Why is it, then, that college coach Chip Kelly was wined and dined by two NFL teams? His Oregon squad was beaten by Stanford, which is coached by David Shaw, who is black and whose team just won the Rose Bowl, making him 22-4 in his two years in Palo Alto. Shaw — 40, smart, talented, successful — has not been mentioned by anyone as a young coach who is NFL-ready. But Kelly is?

And consider that Shaw went through the late and legendary coach Bill Walsh’s minority coaching internship in the NFL and spent eight years as an NFL assistant, and it would seem reasonable that he would at least get an interview. You think?

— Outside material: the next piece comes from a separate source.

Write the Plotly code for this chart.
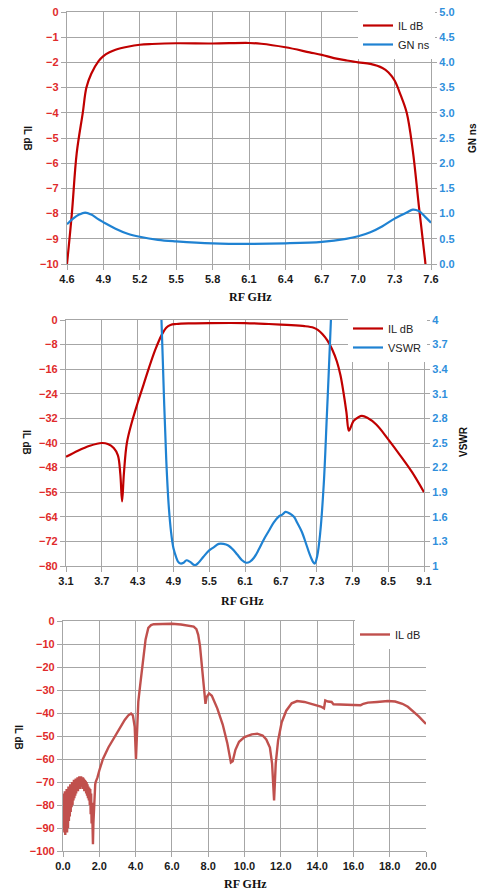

“You can’t force someone to hire someone based on race,” Shaw said to the San Jose Mercury News last month. He was speaking about minority hiring in the Pac 10, but it applies to the NFL, too. “We have to train and cultivate young candidates so that they understand that, and then we have to make them accessible to the decision-makers.”

Kevin Sumlin, twice a finalist for NCAA coach of the year, is accessible. He took over at Texas A&M and is doing stellar work. First, he elevated Houston to relevance. This year, his Aggies beat Alabama, which plays for the national championship tonight; went 6-2 in the ferocious SEC; produced a system that wrought the first freshman Heisman Trophy winner in Johnny Manziel; and his team blasted perennial power Oklahoma in a BCS Bowl game.

Instead of that pedigree garnering some NFL attention, Penn State’s Bill O’Brien was flown around to interview for jobs. Guess who is the black coach of the two.

Rooney Rule or Rooney Ruse? You decide.